The home environment becomes ready to host distributed devices dynamically
reacting and adapting to network service availability. However, challenges
remain: protocol heterogeneity, network dynamicity and interface fragmentation
make self-organization and dynamic reconfiguration hardly achievable. In this
talk, we share a platform-centric vision of the domestic network. This vision
emphasizes the asymmetry between light standard devices and rich service
platforms where integrated composition takes place. We show how OSGi framework
allow designers to model networked applications as a simple local one.
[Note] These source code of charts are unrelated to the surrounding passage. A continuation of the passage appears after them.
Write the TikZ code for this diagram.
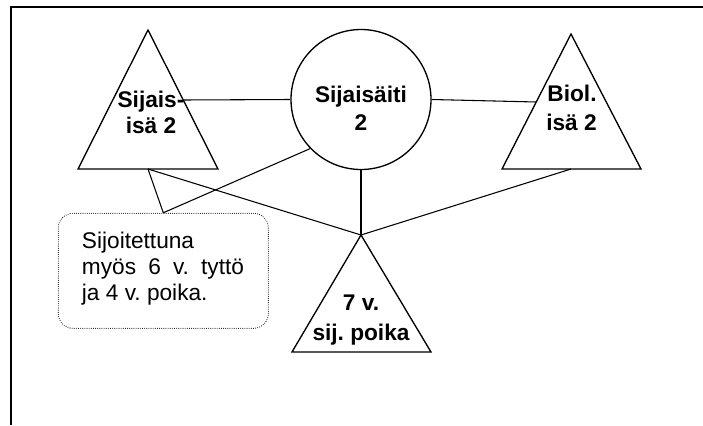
\documentclass[tikz,border=0pt]{standalone}
\usepackage{fontspec}
\setmainfont{Liberation Sans}
\frenchspacing
\begin{document}
\begin{tikzpicture}[x=0.75pt,y=-0.75pt,
  frameline/.style={line width=1.5pt},
  tri/.style={line width=1pt, line join=miter},
  conn/.style={line width=0.8pt},
  notebox/.style={draw, line width=0.8pt, line cap=round, dash pattern=on 0pt off 1.6pt, rounded corners=11pt, inner sep=0pt},
  lbl/.style={anchor=base, inner sep=0pt, font=\fontsize{17}{20}\selectfont\bfseries\frenchspacing},
  note/.style={anchor=base west, inner sep=0pt, font=\fontsize{17}{20}\selectfont\frenchspacing}]
\useasboundingbox (0,0) rectangle (703,425);
\draw[frameline] (11,425) -- (11,7) -- (703,7);

% left triangle: Sijais-isa 2
\coordinate (La) at (148,30);
\coordinate (Ll) at (78,169);
\coordinate (Lr) at (218,169);
\draw[tri] (La) -- (Ll) -- (Lr) -- cycle;
\coordinate (Lb) at (148,169);
\coordinate (Le) at (183.3,100);

% circle: Sijaisaiti 2
\node[circle, draw, tri, minimum size=105pt, inner sep=0pt] (M) at (361,99.5) {};

% right triangle: Biol. isa 2
\coordinate (Ra) at (571,34);
\coordinate (Rl) at (502,169);
\coordinate (Rr) at (641,169);
\draw[tri] (Ra) -- (Rl) -- (Rr) -- cycle;
\coordinate (Rb) at (571,169);
\coordinate (Re) at (536.2,102);

% child triangle
\coordinate (Ca) at (361,235);
\coordinate (Cl) at (292,352);
\coordinate (Cr) at (431,352);
\draw[tri] (Ca) -- (Cl) -- (Cr) -- cycle;

% note box
\node[notebox, minimum width=157.5pt, minimum height=86.25pt] (B) at (163.3,270.8) {};

% connectors
\draw[conn] (Le) -- (M.west);
\draw[conn] (M.east) -- (Re);
\draw[conn] (M.south) -- (Ca);
\draw[conn] (Lb) -- (Ca);
\draw[conn] (Rb) -- (Ca);
\draw[conn] (Lb) -- (B.north) -- (M.224);

% labels
\node[lbl] (L1) at (151,107) {Sijais-};
\node[lbl] (L2) at (151,133) {isä 2};
\node[lbl] (M1) at (361,102.7) {Sijaisäiti};
\node[lbl] (M2) at (361,130) {2};
\node[lbl] (R1) at (572,101.7) {Biol.};
\node[lbl] (R2) at (571.5,130) {isä 2};
\node[lbl] (C1) at (361,310.7) {7 v.};
\node[lbl] (C2) at (361,340) {sij. poika};
\node[note] (N1) at (81.7,248.3) {Sijoitettuna};
\node[note] (N2) at (81.7,274) {\makebox[121.5pt][s]{myös 6 v. tyttö}};
\node[note] (N3) at (81.7,300) {ja 4 v. poika.};
\end{tikzpicture}
\end{document}
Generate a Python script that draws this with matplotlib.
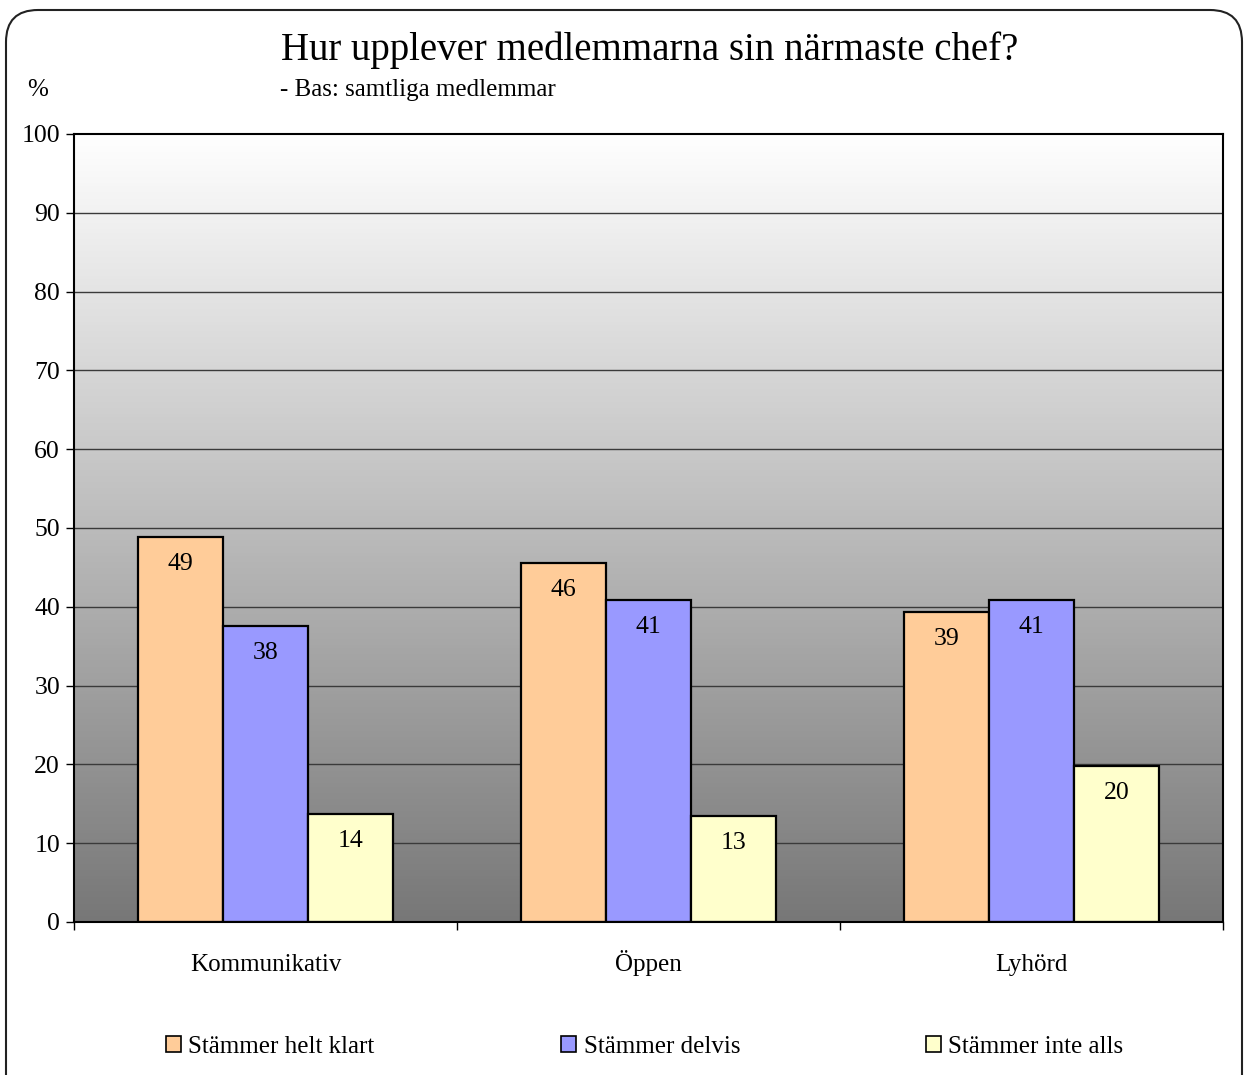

Devices
are dynamically reified on the platform thanks to bridges dealing with device
dynamic availability and distribution aspects. Through technical patterns and
snippets of code presentation, this talk shows that OSGi service platform is a
tremendous environment to program distributed applications in SOHO networks.
Seamless integration of local and distributed services using various protocols
raises the issue of interface fragmentation. We propose an OSGi-based approach
to overcome this issue which is a cumbersome limit of Service-oriented
architecture. We finally show the limits of masking distribution, heterogeneity
and dynamicity in application design.
Andre has been a software engineer at France Telecom labs since 2003 and began a PhD thesis under the direction of Richard S. Hall and Pr Philippe Lalanda at Grenoble University in 2005. His work addresses Service dynamic and contextual composition in distributed applications. He published papers showing the genericity of plug-n-play network protocols, the opportunity of distributing services on several OSGi platforms and some attempts to overcome interface fragmentation brought by protocol heterogeneity.